Uçak gövdesi bir darbe aldığında veya mikro çatlaklar oluştuğunda, bu kanallardaki epoksi bazlı nano-kapsüller çatlar.
Açığa çıkan iyileştirici ajan, hasarlı bölgeye akar ve polimerize olarak çatlağı havada onarır.
Savunma sanayiinde üstünlük artık "daha büyük" olanın değil, maddeye "en küçük" ölçekte hükmedenin elindedir. Nano akışkan dinamiği; daha soğuk çalışan radarları, mekanik parçası olmayan kanatları ve menzili artırılmış motorları mümkün kılarak havacılık tarihini yeniden yazıyor.
Türkiye'nin Milli Muharip Uçak projeleri ve İHA/SİHA gelişiminde, nanoteknoloji tabanlı akışkan çözümlerine yatırım yapılması, sadece performansı değil, stratejik bağımsızlığı da beraberinde getirecektir.
1. Nanofluidler motor ömrünü nasıl uzatır? Sürtünme azaltıcı nano katkılar, motor parçaları arasında "bilye" görevi görerek aşınmayı azaltır ve metal yorgunluğunu geciktirir.

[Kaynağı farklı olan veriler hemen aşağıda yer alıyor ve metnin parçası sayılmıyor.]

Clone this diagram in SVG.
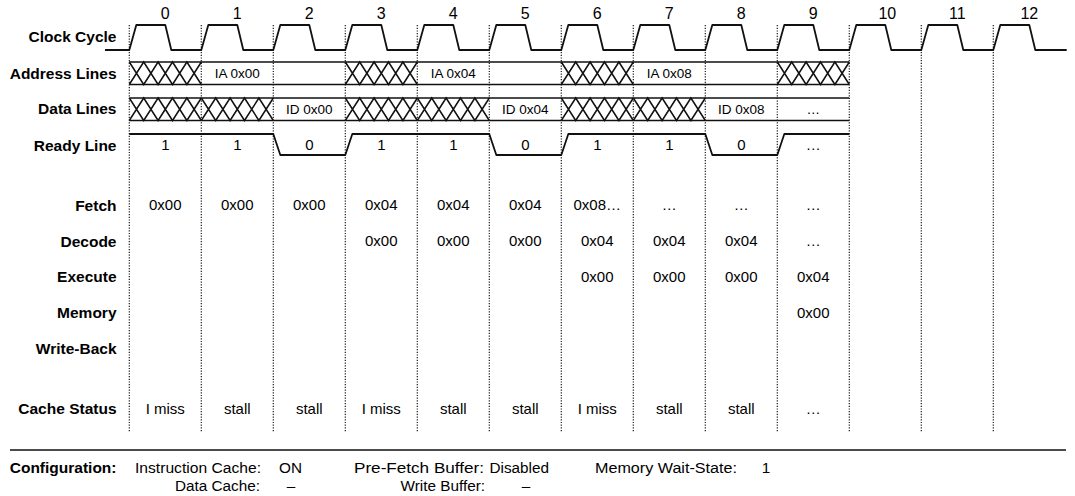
<svg xmlns="http://www.w3.org/2000/svg" width="1075" height="496" viewBox="0 0 1075 496">
<style>
.lbl{font-family:"Liberation Sans",Arial,sans-serif;font-weight:bold;font-size:15.5px;fill:#000;text-anchor:end}
.val{font-family:"Liberation Sans",Arial,sans-serif;font-size:15px;fill:#000;text-anchor:middle}
.num{font-family:"Liberation Sans",Arial,sans-serif;font-size:16px;fill:#000;text-anchor:middle}
.bus{font-family:"Liberation Sans",Arial,sans-serif;font-size:13.5px;fill:#000;text-anchor:middle}
.cfg{font-family:"Liberation Sans",Arial,sans-serif;font-size:15.3px;fill:#000}
.sig{fill:none;stroke:#111;stroke-width:1.8;stroke-linejoin:round}
.bl{fill:none;stroke:#111;stroke-width:1.4}
.grid{fill:none;stroke:#1a1a1a;stroke-width:1.2;stroke-dasharray:1.2 1.5}
</style>
<defs>
<path id="hx" d="M0,0 L14.4,22.5 L28.8,0 L43.2,22.5 L57.6,0 L72,22.5 M0,22.5 L14.4,0 L28.8,22.5 L43.2,0 L57.6,22.5 L72,0" fill="none" stroke="#111" stroke-width="1.5"/>
</defs>

<g id="cycle-numbers">
<text class="num" x="165.3" y="19">0</text>
<text class="num" x="237.3" y="19">1</text>
<text class="num" x="309.3" y="19">2</text>
<text class="num" x="381.3" y="19">3</text>
<text class="num" x="453.3" y="19">4</text>
<text class="num" x="525.3" y="19">5</text>
<text class="num" x="597.3" y="19">6</text>
<text class="num" x="669.3" y="19">7</text>
<text class="num" x="741.3" y="19">8</text>
<text class="num" x="813.3" y="19">9</text>
<text class="num" x="887.3" y="19">10</text>
<text class="num" x="957.3" y="19">11</text>
<text class="num" x="1029.3" y="19">12</text>
</g>

<g id="row-labels">
<text class="lbl" x="116.5" y="42.2">Clock Cycle</text>
<text class="lbl" x="116.5" y="78.8">Address Lines</text>
<text class="lbl" x="116.5" y="113.8">Data Lines</text>
<text class="lbl" x="116.5" y="150.5">Ready Line</text>
<text class="lbl" x="116.5" y="210.5">Fetch</text>
<text class="lbl" x="116.5" y="246.5">Decode</text>
<text class="lbl" x="116.5" y="282.3">Execute</text>
<text class="lbl" x="116.5" y="318.3">Memory</text>
<text class="lbl" x="116.5" y="354">Write-Back</text>
<text class="lbl" x="116.5" y="413.8">Cache Status</text>
</g>

<g id="grid-lines">
<line class="grid" x1="129.3" y1="25" x2="129.3" y2="432"/>
<line class="grid" x1="201.3" y1="25" x2="201.3" y2="432"/>
<line class="grid" x1="273.3" y1="25" x2="273.3" y2="432"/>
<line class="grid" x1="345.3" y1="25" x2="345.3" y2="432"/>
<line class="grid" x1="417.3" y1="25" x2="417.3" y2="432"/>
<line class="grid" x1="489.3" y1="25" x2="489.3" y2="432"/>
<line class="grid" x1="561.3" y1="25" x2="561.3" y2="432"/>
<line class="grid" x1="633.3" y1="25" x2="633.3" y2="432"/>
<line class="grid" x1="705.3" y1="25" x2="705.3" y2="432"/>
<line class="grid" x1="777.3" y1="25" x2="777.3" y2="432"/>
<line class="grid" x1="849.3" y1="25" x2="849.3" y2="432"/>
<line class="grid" x1="921.3" y1="25" x2="921.3" y2="432"/>
<line class="grid" x1="993.3" y1="25" x2="993.3" y2="432"/>
</g>

<g id="clock-signal">
<path class="sig" d="M105,50 H129.3 l7,-25 h29 l6,25 h30 l7,-25 h29 l6,25 h30 l7,-25 h29 l6,25 h30 l7,-25 h29 l6,25 h30 l7,-25 h29 l6,25 h30 l7,-25 h29 l6,25 h30 l7,-25 h29 l6,25 h30 l7,-25 h29 l6,25 h30 l7,-25 h29 l6,25 h30 l7,-25 h29 l6,25 h30 l7,-25 h29 l6,25 h30 l7,-25 h29 l6,25 h30 l7,-25 h29 l6,25 h31.4"/>
</g>

<g id="address-bus">
<line class="bl" x1="129.3" y1="62" x2="849.3" y2="62"/>
<line class="bl" x1="129.3" y1="84.5" x2="849.3" y2="84.5"/>
<use href="#hx" x="129.3" y="62"/>
<use href="#hx" x="345.3" y="62"/>
<use href="#hx" x="561.3" y="62"/>
<use href="#hx" x="777.3" y="62"/>
<text class="bus" x="237.3" y="78">IA 0x00</text>
<text class="bus" x="453.3" y="78">IA 0x04</text>
<text class="bus" x="669.3" y="78">IA 0x08</text>
</g>

<g id="data-bus">
<line class="bl" x1="129.3" y1="98" x2="849.3" y2="98"/>
<line class="bl" x1="129.3" y1="120.5" x2="849.3" y2="120.5"/>
<use href="#hx" x="129.3" y="98"/>
<use href="#hx" x="201.3" y="98"/>
<use href="#hx" x="345.3" y="98"/>
<use href="#hx" x="417.3" y="98"/>
<use href="#hx" x="561.3" y="98"/>
<use href="#hx" x="633.3" y="98"/>
<text class="bus" x="309.3" y="113.5">ID 0x00</text>
<text class="bus" x="525.3" y="113.5">ID 0x04</text>
<text class="bus" x="741.3" y="113.5">ID 0x08</text>
<text class="bus" x="813.3" y="113.5">…</text>
</g>

<g id="ready-line">
<path class="sig" d="M129.3,134 H273.3 l7,21 H345.3 l7,-21 H489.3 l7,21 H561.3 l7,-21 H705.3 l7,21 H777.3 l7,-21 H849.3"/>
<text class="val" x="165.3" y="150.4">1</text>
<text class="val" x="237.3" y="150.4">1</text>
<text class="val" x="309.3" y="150.4">0</text>
<text class="val" x="381.3" y="150.4">1</text>
<text class="val" x="453.3" y="150.4">1</text>
<text class="val" x="525.3" y="150.4">0</text>
<text class="val" x="597.3" y="150.4">1</text>
<text class="val" x="669.3" y="150.4">1</text>
<text class="val" x="741.3" y="150.4">0</text>
<text class="val" x="813.3" y="150.4">…</text>
</g>

<g id="fetch-row">
<text class="val" x="165.3" y="210.4">0x00</text>
<text class="val" x="237.3" y="210.4">0x00</text>
<text class="val" x="309.3" y="210.4">0x00</text>
<text class="val" x="381.3" y="210.4">0x04</text>
<text class="val" x="453.3" y="210.4">0x04</text>
<text class="val" x="525.3" y="210.4">0x04</text>
<text class="val" x="597.3" y="210.4">0x08…</text>
<text class="val" x="669.3" y="210.4">…</text>
<text class="val" x="741.3" y="210.4">…</text>
<text class="val" x="813.3" y="210.4">…</text>
</g>

<g id="decode-row">
<text class="val" x="381.3" y="246.4">0x00</text>
<text class="val" x="453.3" y="246.4">0x00</text>
<text class="val" x="525.3" y="246.4">0x00</text>
<text class="val" x="597.3" y="246.4">0x04</text>
<text class="val" x="669.3" y="246.4">0x04</text>
<text class="val" x="741.3" y="246.4">0x04</text>
<text class="val" x="813.3" y="246.4">…</text>
</g>

<g id="execute-row">
<text class="val" x="597.3" y="282.2">0x00</text>
<text class="val" x="669.3" y="282.2">0x00</text>
<text class="val" x="741.3" y="282.2">0x00</text>
<text class="val" x="813.3" y="282.2">0x04</text>
</g>

<g id="memory-row">
<text class="val" x="813.3" y="318.2">0x00</text>
</g>

<g id="cache-status-row">
<text class="val" x="165.3" y="413.7">I miss</text>
<text class="val" x="237.3" y="413.7">stall</text>
<text class="val" x="309.3" y="413.7">stall</text>
<text class="val" x="381.3" y="413.7">I miss</text>
<text class="val" x="453.3" y="413.7">stall</text>
<text class="val" x="525.3" y="413.7">stall</text>
<text class="val" x="597.3" y="413.7">I miss</text>
<text class="val" x="669.3" y="413.7">stall</text>
<text class="val" x="741.3" y="413.7">stall</text>
<text class="val" x="813.3" y="413.7">…</text>
</g>

<g id="separator">
<line x1="10" y1="450" x2="1066" y2="450" stroke="#111" stroke-width="1.5"/>
</g>

<g id="configuration">
<text class="lbl" x="116.5" y="472.8">Configuration:</text>
<text class="cfg" x="135" y="472.8" textLength="126" lengthAdjust="spacingAndGlyphs">Instruction Cache:</text>
<text class="cfg" x="279" y="472.8">ON</text>
<text class="cfg" x="260" y="490.5" text-anchor="end">Data Cache:</text>
<text class="cfg" x="291" y="490.5" text-anchor="middle">–</text>
<text class="cfg" x="354" y="472.8" textLength="130" lengthAdjust="spacingAndGlyphs">Pre-Fetch Buffer:</text>
<text class="cfg" x="489.5" y="472.8">Disabled</text>
<text class="cfg" x="485" y="490.5" text-anchor="end">Write Buffer:</text>
<text class="cfg" x="526" y="490.5" text-anchor="middle">–</text>
<text class="cfg" x="595" y="472.8" textLength="142" lengthAdjust="spacingAndGlyphs">Memory Wait-State:</text>
<text class="cfg" x="766" y="472.8" text-anchor="middle">1</text>
</g>
</svg>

2. Bu teknolojiler ticari uçaklarda da kullanılacak mı? Evet, savunma sanayiinde olgunlaşan bu teknolojiler, yakıt tasarrufu ve bakım maliyetlerini düşürmek amacıyla sivil havacılığa (Airbus, Boeing) transfer edilmeye başlanmıştır.
3. Plazma aktüatörler yağmurlu havada çalışır mı? Bu, teknolojinin önündeki zorluklardan biridir. Ancak yeni nesil dielektrik bariyer deşarj (DBD) sistemleri ve hidrofobik nano kaplamalarla bu sorun aşılmaya çalışılmaktadır.